Honest. I don’t know what to expect anymore.
I thought everything was going to be okay…but how do you say that when all you see are mistakes reappearing and moments you never wanted to remember being relived?
That scared, that terrified, that tormented feeling returns back to me each and every time I close my eyes. I can shrug it off, I can ignore it, I can make it seem as if it’s not there during the morning, afternoons, and evenings. But once I try to rest, once I try to close my eyes and let my mind wander freely, it returns. Right when I put my guard back down, everything that once haunted me comes back to my mind and my little demons happily run around within me.
Nightmares returned…and because of that I’ve become a very light sleeper once again. I don’t want to dream. I don’t want to wake up screaming. I REALLY don’t want to wake up to the cold, empty, pitch-black room alone as my body trembles with fear. So I wake up, to almost every sound I hear whether it’s my sister creaking open my door to see if I’m still asleep or the sound of the leaf-blower outside on the street; I wake up, even at times everything is dead silent…because silence is never a good sign in a nightmare, right?
I can’t sleep anymore. I can’t let my guard down anymore. I can’t.
It feels as if I am always waiting for someone to jump me. It feels as if I am always waiting to get that phone call that tells me everyone I care about is dead. It feels as if the most happiest times of my life only exists so I’m caught off guard when the next wave of destruction comes crashing in at 200mph.
What do you do?
When a friend is trying to make you smile on a bad day, but all you can think about is what might happen once you get home? When you’re supposed to be focusing on the lecture in class, but all you can think about is when your phone might start to ring to deliver that horrid message? When you’re driving home on the freeway with some soft music playing to calm you down, but all you can think about is how much easier it would be to crash into the wall at 80mph and let everything go away?
No. I can’t let my fear win. I can’t let my demons control the fight. I can’t.

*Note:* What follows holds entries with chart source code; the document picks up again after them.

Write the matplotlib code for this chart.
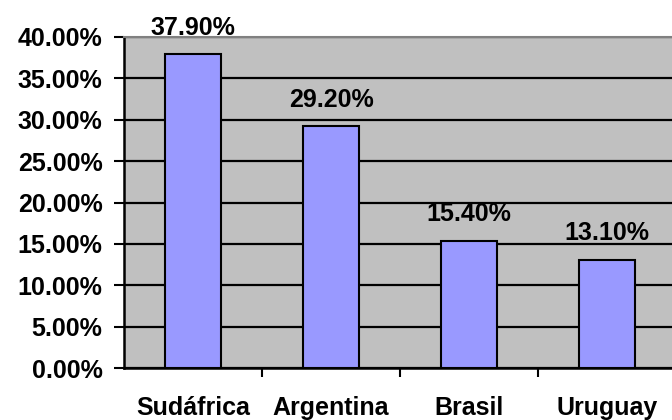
import matplotlib
matplotlib.use("Agg")
import matplotlib.pyplot as plt
from matplotlib.ticker import FuncFormatter

plt.rcParams['font.family'] = ['Liberation Sans', 'DejaVu Sans']
plt.rcParams['font.weight'] = 'bold'

categories = ["Sudáfrica", "Argentina", "Brasil", "Uruguay"]
values = [37.9, 29.2, 15.4, 13.1]
value_labels = ["37.90%", "29.20%", "15.40%", "13.10%"]
yticks = [0, 5, 10, 15, 20, 25, 30, 35, 40]

FS = 18

fig = plt.figure(figsize=(6.72, 4.2), dpi=100)
ax = fig.add_axes([124 / 672, 1 - 368 / 420, 552 / 672, 331 / 420])
ax.set_facecolor("#C0C0C0")

x = range(len(categories))
ax.bar(x, values, width=0.4, color="#9999FF", edgecolor="black", linewidth=1.5, zorder=3)

for xi, v, lab in zip(x, values, value_labels):
    ax.annotate(lab, (xi, v), xytext=(0, 14), textcoords="offset points",
                ha="center", va="baseline", fontsize=FS, fontweight="bold", zorder=4,
                annotation_clip=False)

ax.set_xlim(-0.5, len(categories) - 0.5)
ax.set_ylim(0, 40)
ax.set_yticks(yticks)
ax.yaxis.set_major_formatter(FuncFormatter(lambda v, p: f"{v:.2f}%"))
ax.yaxis.grid(True, color="black", linewidth=1.6, zorder=1)
ax.set_axisbelow(True)

ax.set_xticks([0.5, 1.5, 2.5])
ax.set_xticklabels([])
ax.tick_params(axis="x", direction="out", length=6.5, width=1.5, color="black")
ax.tick_params(axis="y", direction="out", length=7.5, width=1.5, color="black",
               labelsize=FS, pad=8)
for lab in ax.get_yticklabels():
    lab.set_fontweight("bold")

for xi, c in zip(x, categories):
    ax.text(xi, -5.7, c, ha="center", va="baseline", fontsize=FS, fontweight="bold",
            transform=ax.transData, clip_on=False)

for s in ["left", "bottom"]:
    ax.spines[s].set_color("black")
    ax.spines[s].set_linewidth(1.8)
ax.spines["top"].set_color("#808080")
ax.spines["top"].set_linewidth(1.5)
ax.spines["right"].set_visible(False)

fig.savefig("out.png", dpi=100)
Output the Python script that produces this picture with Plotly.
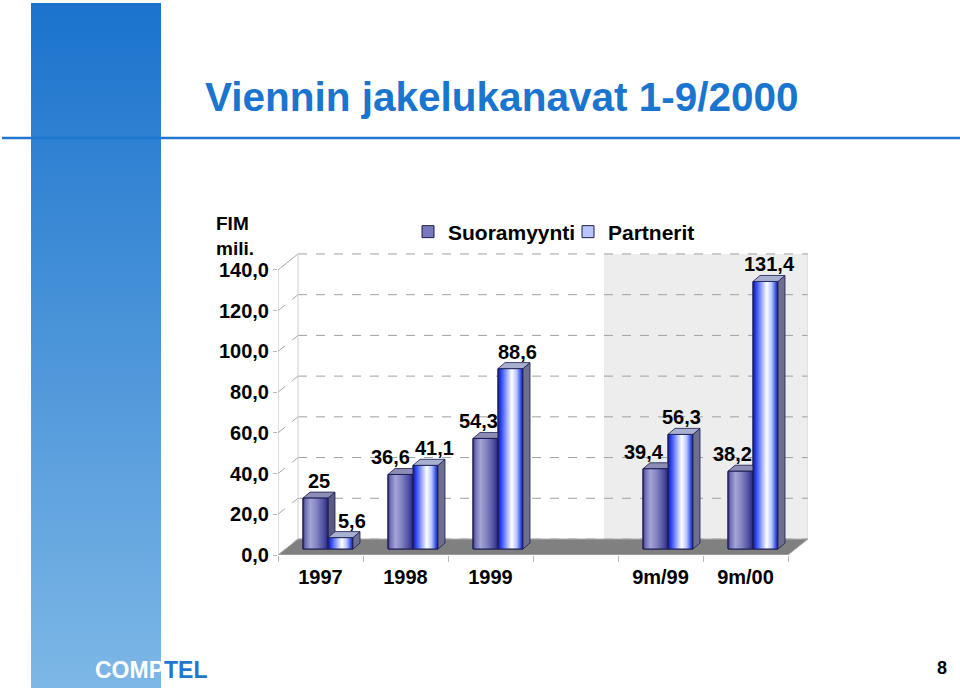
import plotly.graph_objects as go

# ---------------- data ----------------
categories = ["1997", "1998", "1999", "", "9m/99", "9m/00"]
suoramyynti = [25, 36.6, 54.3, None, 39.4, 38.2]
partnerit = [5.6, 41.1, 88.6, None, 56.3, 131.4]
series_names = ["Suoramyynti", "Partnerit"]
y_ticks = [0, 20, 40, 60, 80, 100, 120, 140]
y_tick_labels = ["0,0", "20,0", "40,0", "60,0", "80,0", "100,0", "120,0", "140,0"]

# ---------------- style / layout constants ----------------
label_xshift = [[0, -14, -11, None, -15, -12], [8, 5, 3, None, -3, 0]]
FONT = "Liberation Sans, Arial, Helvetica, sans-serif"
W, H = 960, 691
X_LEFT, X_RIGHT = 278, 808      # pixel span of x axis (front left .. back right)
Y_ZERO, Y_TOP = 555, 245        # pixel of value 0 (front) and top of plot area
SLOT_PX = 85.0                  # pixels per category slot
PX_PER_UNIT = 2.036             # pixels per value unit

x_max = (X_RIGHT - X_LEFT) / SLOT_PX
y_max = (Y_ZERO - Y_TOP) / PX_PER_UNIT
wall_dx, wall_dy = 20 / SLOT_PX, 16 / PX_PER_UNIT     # depth of the 3D box
bar_dx0, bar_dy0 = 7.5 / SLOT_PX, 6 / PX_PER_UNIT     # bar front plane offset
dep_dx, dep_dy = 7 / SLOT_PX, 6 / PX_PER_UNIT         # bar depth
bar_w = 25 / SLOT_PX
n_cat = len(categories)
top_val = y_ticks[-1]

front_scales = [
    [[0, "#26266e"], [0.08, "#6a6ab2"], [0.3, "#a4a4d6"], [0.55, "#8282c2"],
     [0.85, "#4a4a9e"], [1, "#262678"]],
    [[0, "#18189a"], [0.12, "#2846ee"], [0.32, "#8c9cff"], [0.55, "#ffffff"],
     [0.75, "#b4c2ff"], [0.9, "#3c5ae6"], [1, "#1a1a8c"]],
]
side_colors = ["#5a5a82", "#6e6e8e"]
top_colors = ["#8c8cb4", "#a8b0d0"]
legend_colors = ["#7878bc", "#b8c6ff"]
edge = "#1c1c52"

fig = go.Figure()

series = [suoramyynti, partnerit]

# real bar traces (front faces)
for s, vals in enumerate(series):
    xs, ys = [], []
    for i, v in enumerate(vals):
        if v is None:
            continue
        xs.append(i + 0.5 + bar_dx0)
        ys.append(v)
    fig.add_trace(go.Bar(
        x=xs, y=ys, base=bar_dy0, width=bar_w,
        offset=-bar_w if s == 0 else 0,
        name=series_names[s],
        marker=dict(color=legend_colors[s], line=dict(color=edge, width=1)),
        showlegend=True, hoverinfo="skip",
    ))


def face_geometry(s, i, v):
    c = i + 0.5 + bar_dx0
    x0 = c - bar_w if s == 0 else c
    x1 = x0 + bar_w
    y0 = bar_dy0
    y1 = bar_dy0 + v
    return x0, x1, y0, y1


def add_side_top(s):
    sx, sy, tx, ty = [], [], [], []
    for i, v in enumerate(series[s]):
        if v is None:
            continue
        x0, x1, y0, y1 = face_geometry(s, i, v)
        sx += [x1, x1 + dep_dx, x1 + dep_dx, x1, x1, None]
        sy += [y0, y0 + dep_dy, y1 + dep_dy, y1, y0, None]
        tx += [x0, x1, x1 + dep_dx, x0 + dep_dx, x0, None]
        ty += [y1, y1, y1 + dep_dy, y1 + dep_dy, y1, None]
    fig.add_trace(go.Scatter(x=sx, y=sy, mode="lines", fill="toself",
                             fillcolor=side_colors[s], line=dict(color=edge, width=0.8),
                             showlegend=False, hoverinfo="skip"))
    fig.add_trace(go.Scatter(x=tx, y=ty, mode="lines", fill="toself",
                             fillcolor=top_colors[s], line=dict(color=edge, width=0.8),
                             showlegend=False, hoverinfo="skip"))


def add_fronts(s):
    for i, v in enumerate(series[s]):
        if v is None:
            continue
        x0, x1, y0, y1 = face_geometry(s, i, v)
        fig.add_trace(go.Scatter(
            x=[x0, x1, x1, x0, x0], y=[y0, y0, y1, y1, y0],
            mode="lines", fill="toself",
            fillgradient=dict(type="horizontal", colorscale=front_scales[s],
                              start=x0, stop=x1),
            line=dict(color=edge, width=1),
            showlegend=False, hoverinfo="skip"))


add_side_top(0)
add_fronts(0)
add_fronts(1)
add_side_top(1)

# data labels
annotations = []
for s, vals in enumerate(series):
    for i, v in enumerate(vals):
        if v is None:
            continue
        x0, x1, y0, y1 = face_geometry(s, i, v)
        annotations.append(dict(
            x=(x0 + x1) / 2 + dep_dx / 2, y=y1 + dep_dy, xref="x", yref="y",
            text=f"{v:g}".replace(".", ","), showarrow=False,
            xanchor="center", yanchor="bottom",
            xshift=label_xshift[s][i], yshift=-2,
            font=dict(family=FONT, size=20, color="black", weight="bold")))

# ---------------- 3D box shapes ----------------
shapes = []
grey_band_x0 = (604 - X_LEFT) / SLOT_PX
shapes.append(dict(type="rect", xref="x", yref="y", x0=grey_band_x0, x1=x_max,
                   y0=wall_dy, y1=top_val + wall_dy, fillcolor="#ededed",
                   line=dict(width=0), layer="below"))
for v in y_ticks:
    shapes.append(dict(type="line", xref="x", yref="y", x0=wall_dx, x1=x_max,
                       y0=v + wall_dy, y1=v + wall_dy, layer="below",
                       line=dict(color="#a0a0a0", width=1, dash="dash")))
    shapes.append(dict(type="line", xref="x", yref="y", x0=0, x1=wall_dx,
                       y0=v, y1=v + wall_dy, layer="below",
                       line=dict(color="#a8a8a8", width=1,
                                 dash="solid" if v == top_val else "dash")))
shapes.append(dict(type="line", xref="x", yref="y", x0=wall_dx, x1=wall_dx,
                   y0=wall_dy, y1=top_val + wall_dy, layer="below",
                   line=dict(color="#cfcfcf", width=1)))
shapes.append(dict(type="line", xref="x", yref="y", x0=x_max, x1=x_max,
                   y0=wall_dy, y1=top_val + wall_dy, layer="below",
                   line=dict(color="#d4d4d4", width=1)))
shapes.append(dict(type="line", xref="x", yref="y", x0=0, x1=0,
                   y0=0, y1=top_val, layer="below",
                   line=dict(color="#bdbdbd", width=1)))
shapes.append(dict(type="path", xref="x", yref="y", layer="below",
                   path=f"M 0,0 L {n_cat},0 L {n_cat + wall_dx},{wall_dy} L {wall_dx},{wall_dy} Z",
                   fillcolor="#808080", line=dict(color="#b0b0b0", width=1)))
# title rule
shapes.append(dict(type="line", xref="paper", yref="paper", x0=2 / W, x1=1,
                   y0=(H - 138) / H, y1=(H - 138) / H, layer="above",
                   line=dict(color="#1e78d0", width=2.5)))

# ---------------- decorative slide stripe (overlay axes in pixels) ----------------
fig.add_trace(go.Scatter(
    x=[31, 161, 161, 31, 31], y=[3, 3, 688, 688, 3], xaxis="x2", yaxis="y2",
    mode="lines", fill="toself", line=dict(width=0),
    fillgradient=dict(type="vertical", colorscale=[[0, "#1b73cd"], [1, "#7db7e6"]],
                      start=3, stop=688),
    showlegend=False, hoverinfo="skip"))

# ---------------- slide text ----------------
annotations += [
    dict(x=203 / W, y=(H - 97) / H, xref="paper", yref="paper",
         text="Viennin jakelukanavat 1-9/2000", showarrow=False,
         xanchor="left", yanchor="middle",
         font=dict(family=FONT, size=40.5, color="#1a75cf", weight="bold")),
    dict(x=214 / W, y=(H - 211) / H, xref="paper", yref="paper",
         text="FIM<br>mili.", showarrow=False, align="left",
         xanchor="left", yanchor="top",
         font=dict(family=FONT, size=19, color="black", weight="bold")),
    dict(x=93 / W, y=(H - 670) / H, xref="paper", yref="paper",
         text="<span style='color:white'>COMP</span><span style='color:#1e78d0'>TEL</span>",
         showarrow=False, xanchor="left", yanchor="middle",
         font=dict(family=FONT, size=23, weight="bold")),
    dict(x=942 / W, y=(H - 668) / H, xref="paper", yref="paper",
         text="8", showarrow=False, xanchor="center", yanchor="middle",
         font=dict(family=FONT, size=18, color="black", weight="bold")),
]

fig.update_layout(
    width=W, height=H, margin=dict(l=0, r=0, t=0, b=0),
    paper_bgcolor="white", plot_bgcolor="rgba(0,0,0,0)",
    barmode="overlay", shapes=shapes, annotations=annotations,
    font=dict(family=FONT, color="black"),
    showlegend=True,
    legend=dict(orientation="h", x=408 / W, y=(H - 232) / H,
                xanchor="left", yanchor="middle", bgcolor="rgba(0,0,0,0)",
                entrywidth=115, entrywidthmode="pixels",
                font=dict(family=FONT, size=21, color="black", weight="bold"),
                itemclick=False, itemdoubleclick=False),
    xaxis=dict(domain=[X_LEFT / W, X_RIGHT / W], range=[0, x_max],
               tickvals=[i + 0.5 for i in range(n_cat)], ticktext=categories,
               ticks="", showgrid=False, zeroline=False, showline=False,
               ticklabelstandoff=8,
               tickfont=dict(family=FONT, size=20, color="black", weight="bold"),
               minor=dict(tickmode="linear", tick0=0, dtick=1, ticks="outside",
                          ticklen=6, tickcolor="#b8b8b8", showgrid=False),
               fixedrange=True, automargin=False),
    yaxis=dict(domain=[(H - Y_ZERO) / H, (H - Y_TOP) / H], range=[0, y_max],
               tickvals=y_ticks, ticktext=y_tick_labels, ticks="outside",
               ticklen=4, tickcolor="#b8b8b8", showgrid=False, zeroline=False,
               showline=False,
               tickfont=dict(family=FONT, size=20, color="black", weight="bold"),
               fixedrange=True, automargin=False),
    xaxis2=dict(domain=[0, 1], range=[0, W], anchor="y2", visible=False,
                fixedrange=True),
    yaxis2=dict(domain=[0, 1], range=[H, 0], anchor="x2", visible=False,
                fixedrange=True),
)

fig.write_html("out.html", config={"displayModeBar": False},
               post_script="document.body.style.margin='0';document.body.style.overflow='hidden';")
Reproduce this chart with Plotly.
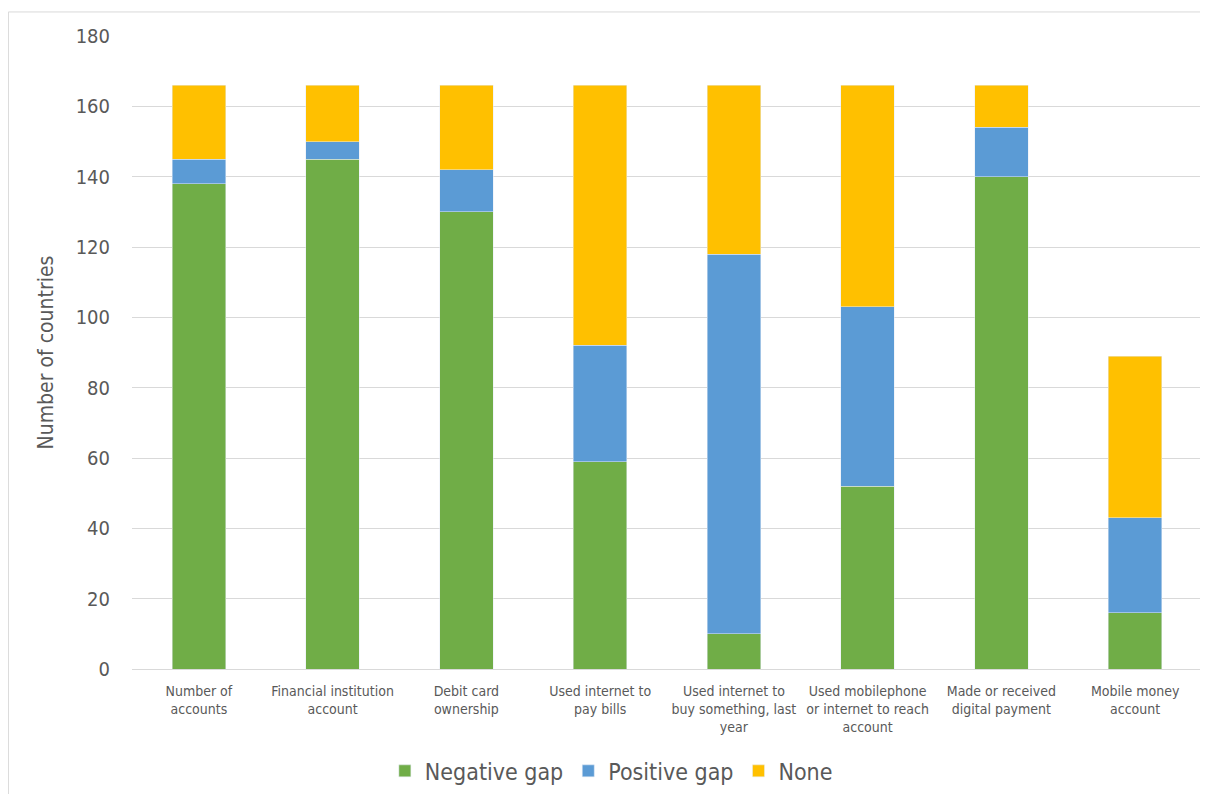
import plotly.graph_objects as go

categories = [
    "Number of<br>accounts",
    "Financial institution<br>account",
    "Debit card<br>ownership",
    "Used internet to<br>pay bills",
    "Used internet to<br>buy something, last<br>year",
    "Used mobilephone<br>or internet to reach<br>account",
    "Made or received<br>digital payment",
    "Mobile money<br>account",
]
negative_gap = [138, 145, 130, 59, 10, 52, 140, 16]
positive_gap = [7, 5, 12, 33, 108, 51, 14, 27]
none_vals = [21, 16, 24, 74, 48, 63, 12, 46]

FONT = "DejaVu Sans Condensed, Open Sans, sans-serif"

fig = go.Figure()
fig.add_bar(x=categories, y=negative_gap, name="Negative gap", marker_color="#70AD47")
fig.add_bar(x=categories, y=positive_gap, name="Positive gap", marker_color="#5B9BD5")
fig.add_bar(x=categories, y=none_vals, name="None", marker_color="#FFC000")

fig.update_layout(
    barmode="stack",
    bargap=0.6,
    width=1200, height=786,
    margin=dict(l=124, r=6, t=28, b=125, autoexpand=False),
    paper_bgcolor="white", plot_bgcolor="white",
    font=dict(family=FONT, color="#595959"),
    legend=dict(orientation="h", x=0.448, xanchor="center", y=-0.161, yanchor="middle",
                font=dict(size=23, color="#595959"), traceorder="normal"),
    shapes=[dict(type="rect", xref="paper", yref="paper", x0=-0.1155, x1=1.02, y0=-0.3, y1=1.038,
                 line=dict(color="#D9D9D9", width=1), layer="below")],
)
fig.update_yaxes(range=[0, 180], dtick=20, showgrid=True, gridcolor="#D9D9D9", gridwidth=1,
                 zeroline=False, showline=False, tickfont=dict(size=20, color="#595959"),
                 automargin=False, ticklabelstandoff=21,
                 title=dict(text="Number of countries", font=dict(size=21, color="#595959"), standoff=16))
fig.update_xaxes(showline=True, linecolor="#D9D9D9", tickfont=dict(size=14, color="#595959"),
                 ticks="", tickangle=0, automargin=False, ticklabelstandoff=9)

fig.write_html("out.html")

But my body is shaking, my mind is full of doubts, and my heart is heavy. Nightmares haunt me, dreams shatter in my mind, and the future looks like darkness from where I stand. Relationships are broken, I’m alone, and I’m gasping for a single breath.
It’s been a tough few years. It was just getting better. And now? I guess…life just decided it was time to relapse once again.
My demons whisper in my ears. They dance around my heart. They manipulate my mind. It’s been a while since they had a break from pretending to be such a good girl, and letting the angel rule the world they live in. They want out. They want control of the reins. They taunt me. They tease me. They beckon to me, reminding me of all the things I could do.
My angels are getting weaker. They are losing the battle against the darkness. They are getting fragile. They are getting forced into a cage. They are getting overpowered. They are getting silenced. They are losing their grip on the reins. They are vanishing from my mind and disappearing from my heart. They no longer remind me of all the trouble I could get into and the consequences that come after. They…are nothing but a shadow, now.
My body shakes. My mind races. My heart turns cold.